RWANDAN lawmakers cut the presidential term in office to five years from the current seven, parliament Speaker Jeanne d’Arc Uwimanimpaye said in the capital, Kigali, Bloomberg’s Saul Butera reports.

Mail and Guardian Africa

paul-kagame

The legislators also decided to maintain presidential terms at two, but said citizens could extend a leader’s mandate to a third five-year term if they chose to, Uwimanimpaye said while addressing parliament.

By a vote of nearly 100%, Rwandan lawmakers in July backed a petition calling for a referendum in which voters will be asked whether to amend the constitution and enable President Paul Kagame to run for a third term when his second expires in 2017.

Ahead of the parliamentary vote, over 3.7 million people – more than 60% of the country’s registered voters – signed the petition calling for a change to Article 101 of the constitution, which limits the president to two terms.

A parliamentary team that toured the country to seek the views of the public, reported back that it could find “only 10” people opposed to amending the constitution to allow Kagame a third term.

In September the Rwanda cabinet appointed a seven-member commission to review possible constitutional changes. The latest vote, therefore, still leaves the third term project on course.

Kagame is credited with leading the now ruling Rwanda Patriotic Front rebels to victory and ending a genocide that, in 1994, killed nearly one million people.

He was vice president, then was voted ini in 2003 under a new constitution that placed limits on presidential terms.

He has presided over a dramatic turnaround, and a government that is among the least corrupt in Africa, and was recently rated in a World Economic Forum report as being among the most efficient in the world.

But critics and human rights accuse his government of muzzling free media and suppressing political dissent.

With the latest vote by Parliament, if a referendum, which would invariably back a change constitution, is held, then Kagame, would be in office until 2022, instead of 2024 – assuming term limits are not scratched out all together.

However, despite what appears like a popular demand for him to stand, analysts say if he went ahead and ran for a third term, it would still be “out of character”.

Rwanda’s move follows a small, but emerging, trend of African countries shaving the length of presidential terms.

Senegal’s President Macky Sall is pushing to amend the constitution to bring the length of a president’s term down to five, from seven years, while maintaining the two terms limit.

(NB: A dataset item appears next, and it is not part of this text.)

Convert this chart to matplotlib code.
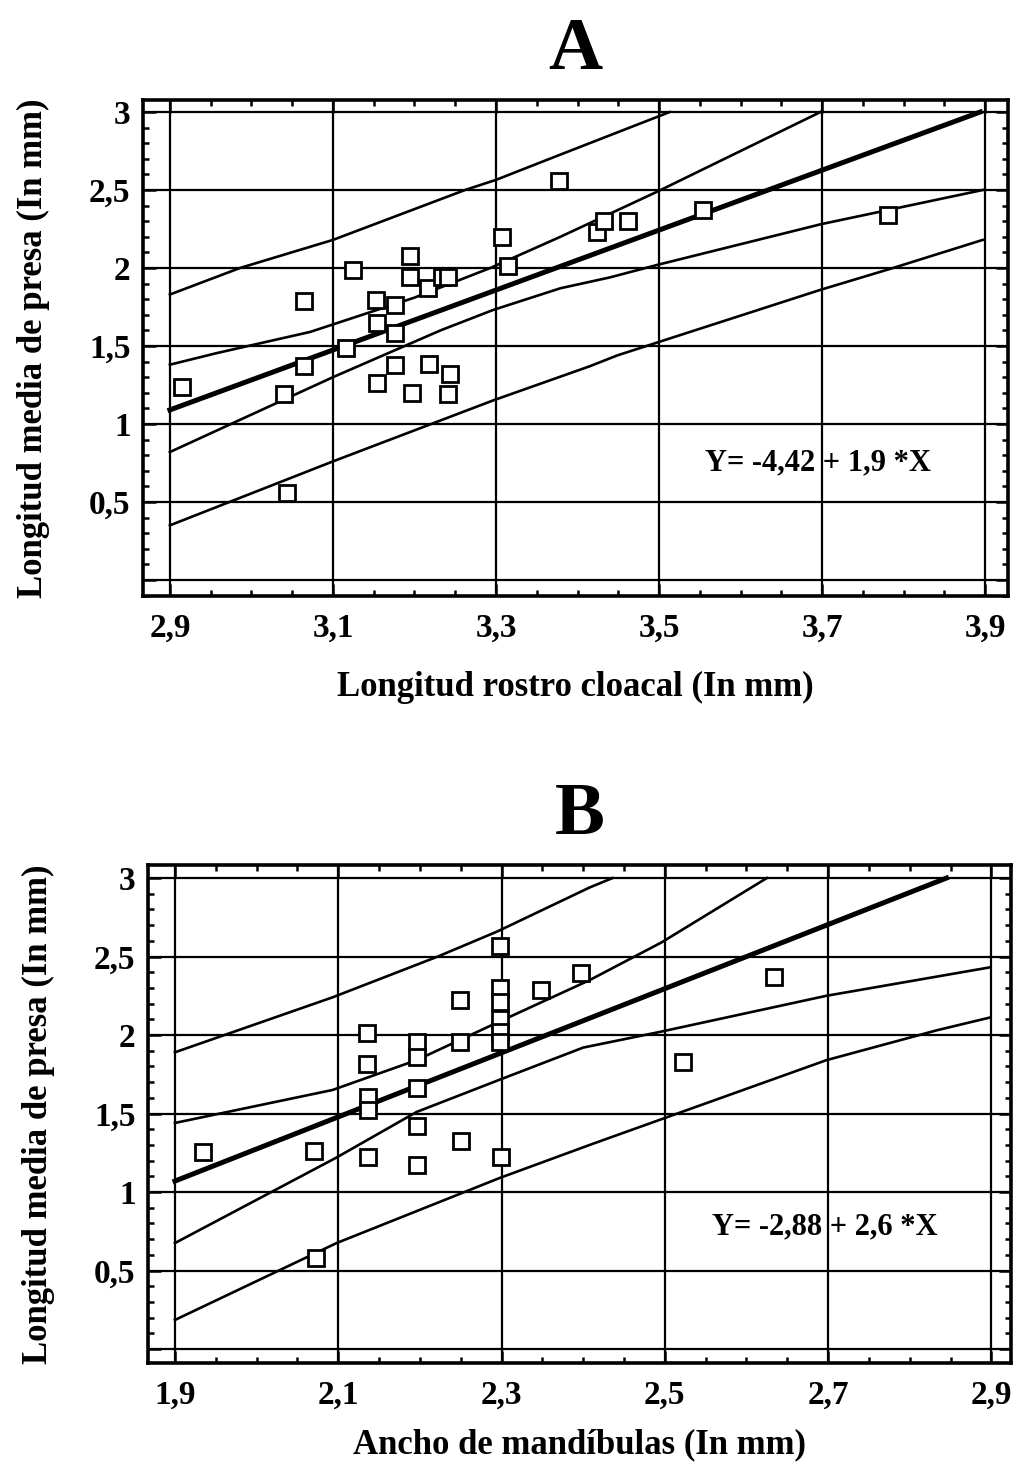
import numpy as np
import matplotlib
matplotlib.use("Agg")
import matplotlib.pyplot as plt
from matplotlib.ticker import MultipleLocator, FuncFormatter

plt.rcParams['font.family'] = ['Liberation Serif', 'DejaVu Serif']
plt.rcParams['font.weight'] = 'bold'

# ---- panel A: Longitud rostro cloacal vs longitud media de presa ----
pts_a_x = [2.915, 3.04, 3.044, 3.064, 3.064, 3.116, 3.124, 3.153, 3.154, 3.154,
           3.176, 3.176, 3.176, 3.194, 3.194, 3.197, 3.217, 3.218, 3.234, 3.241,
           3.244, 3.241, 3.307, 3.315, 3.377, 3.424, 3.433, 3.462, 3.554, 3.781]
pts_a_y = [1.24, 1.19, 0.56, 1.79, 1.37, 1.49, 1.99, 1.795, 1.65, 1.26,
           1.76, 1.58, 1.38, 2.08, 1.94, 1.20, 1.87, 1.385, 1.94, 1.94,
           1.32, 1.19, 2.20, 2.01, 2.56, 2.23, 2.30, 2.30, 2.37, 2.34]

reg_a_x = [2.9, 3.894]
reg_a_y = [1.09, 3.0]
up_conf_a_x = [2.9, 2.958, 3.072, 3.2, 3.293, 3.379, 3.498, 3.698]
up_conf_a_y = [1.38, 1.455, 1.59, 1.81, 2.0, 2.2, 2.49, 3.0]
lo_conf_a_x = [2.9, 3.1, 3.232, 3.296, 3.379, 3.44, 3.498, 3.698, 3.897]
lo_conf_a_y = [0.82, 1.30, 1.60, 1.73, 1.87, 1.94, 2.02, 2.28, 2.5]
up_pred_a_x = [2.9, 2.986, 3.1, 3.262, 3.3, 3.378, 3.513]
up_pred_a_y = [1.83, 2.0, 2.18, 2.5, 2.565, 2.725, 3.0]
lo_pred_a_x = [2.9, 3.1, 3.296, 3.415, 3.449, 3.698, 3.787, 3.897]
lo_pred_a_y = [0.35, 0.76, 1.15, 1.37, 1.44, 1.86, 2.0, 2.18]

# ---- panel B: Ancho de mandibulas vs longitud media de presa ----
pts_b_x = [1.934, 2.070, 2.073, 2.135, 2.135, 2.136, 2.136, 2.136, 2.197, 2.197,
           2.197, 2.197, 2.197, 2.249, 2.249, 2.250, 2.298, 2.298, 2.298, 2.298,
           2.298, 2.298, 2.299, 2.348, 2.397, 2.522, 2.634]
pts_b_y = [1.255, 1.26, 0.58, 2.01, 1.815, 1.605, 1.52, 1.22, 1.955, 1.86,
           1.66, 1.42, 1.17, 2.22, 1.955, 1.325, 2.57, 2.30, 2.21, 2.10,
           2.02, 1.955, 1.22, 2.29, 2.395, 1.83, 2.37]

reg_b_x = [1.9, 2.845]
reg_b_y = [1.07, 3.0]
up_conf_b_x = [1.9, 2.093, 2.196, 2.295, 2.408, 2.496, 2.625]
up_conf_b_y = [1.44, 1.65, 1.84, 2.08, 2.35, 2.59, 3.0]
lo_conf_b_x = [1.9, 2.098, 2.196, 2.295, 2.4, 2.494, 2.698, 2.897]
lo_conf_b_y = [0.675, 1.22, 1.51, 1.71, 1.92, 2.02, 2.25, 2.43]
up_pred_b_x = [1.9, 2.093, 2.222, 2.295, 2.408, 2.436]
up_pred_b_y = [1.89, 2.24, 2.50, 2.66, 2.94, 3.0]
lo_pred_b_x = [1.9, 2.098, 2.298, 2.408, 2.424, 2.698, 2.833, 2.897]
lo_pred_b_y = [0.185, 0.675, 1.09, 1.30, 1.33, 1.84, 2.03, 2.11]

W, H = 1013, 1467
fig = plt.figure(figsize=(W / 100, H / 100), dpi=100)


def px_axes(left, top, right, bottom):
    # rectangle given in pixel coords of the picture
    return fig.add_axes([left / W, 1 - bottom / H, (right - left) / W, (bottom - top) / H])


def comma(v, pos):
    if abs(v) < 1e-9:
        return ''
    s = ('%.1f' % v).rstrip('0').rstrip('.')
    return s.replace('.', ',')


def panel(ax, xlim, ylim, x0, pts_x, pts_y, bands, reg, title, xlabel, eq, eq_xy, xpad):
    ax.set_xlim(*xlim)
    ax.set_ylim(*ylim)
    ax.xaxis.set_major_locator(MultipleLocator(0.2))
    ax.xaxis.set_minor_locator(MultipleLocator(0.05))
    ax.yaxis.set_major_locator(MultipleLocator(0.5))
    ax.yaxis.set_minor_locator(MultipleLocator(0.1))
    ax.set_xticks(np.round(np.arange(x0, x0 + 1.01, 0.2), 2))
    ax.xaxis.set_major_formatter(FuncFormatter(comma))
    ax.yaxis.set_major_formatter(FuncFormatter(comma))
    ax.grid(True, which='major', color='black', lw=1.6)
    ax.tick_params(which='both', direction='in', top=True, right=True, width=1.8, labelsize=24)
    ax.tick_params(which='major', length=9, pad=12)
    ax.tick_params(which='minor', length=4)
    ax.tick_params(axis='y', which='major', pad=9)
    for sp in ax.spines.values():
        sp.set_linewidth(2.6)
    for bx, by in bands:
        ax.plot(bx, by, color='black', lw=1.9)
    ax.plot(reg[0], reg[1], color='black', lw=3.6)
    ax.plot(pts_x, pts_y, ls='none', marker='s', ms=12, mfc='white', mec='black', mew=2.0)
    ax.text(eq_xy[0], eq_xy[1], eq, fontsize=22, fontweight='bold', ha='center', va='center')
    ax.set_title(title, fontsize=54, fontweight='bold', pad=22)
    ax.set_xlabel(xlabel, fontsize=25, fontweight='bold', labelpad=xpad)
    ax.set_ylabel('Longitud media de presa (In mm)', fontsize=25, fontweight='bold', labelpad=28)


ax_a = px_axes(143, 100, 1008, 596)
panel(ax_a, (2.867, 3.928), (-0.103, 3.077), 2.9, pts_a_x, pts_a_y,
      [(up_conf_a_x, up_conf_a_y), (lo_conf_a_x, lo_conf_a_y),
       (up_pred_a_x, up_pred_a_y), (lo_pred_a_x, lo_pred_a_y)],
      (reg_a_x, reg_a_y), 'A', 'Longitud rostro cloacal (In mm)',
      'Y= -4,42 + 1,9 *X', (3.695, 0.75), 20)

ax_b = px_axes(148, 865, 1011, 1363)
panel(ax_b, (1.867, 2.924), (-0.089, 3.083), 1.9, pts_b_x, pts_b_y,
      [(up_conf_b_x, up_conf_b_y), (lo_conf_b_x, lo_conf_b_y),
       (up_pred_b_x, up_pred_b_y), (lo_pred_b_x, lo_pred_b_y)],
      (reg_b_x, reg_b_y), 'B', u'Ancho de mand\u00edbulas (In mm)',
      'Y= -2,88 + 2,6 *X', (2.696, 0.78), 13)

fig.savefig('out.png', dpi=100)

In Liberia, a constitution review is looking to take an even more conservative line, proposing to cut the term from the current six to four years.

But Africa runs on many political tracks, divided between autocracies where elections are a mockery or don’t happen, like Eritrea, Equatorial Guinea, Egypt and Algeria; semi-democracies without term limits like Ethiopia and Cameroon; democracies with both term limits and competitive elections like Zambia and Kenya; and backsliders where term limits are being removed or were long-scuttled and political reform stifled like Uganda and Congo.

The next two years will either confirm the pattern where Rwanda is yet another small country that pulls an African surprise, or is a typical central African nation where political progress is more likely to be stunted than flourish.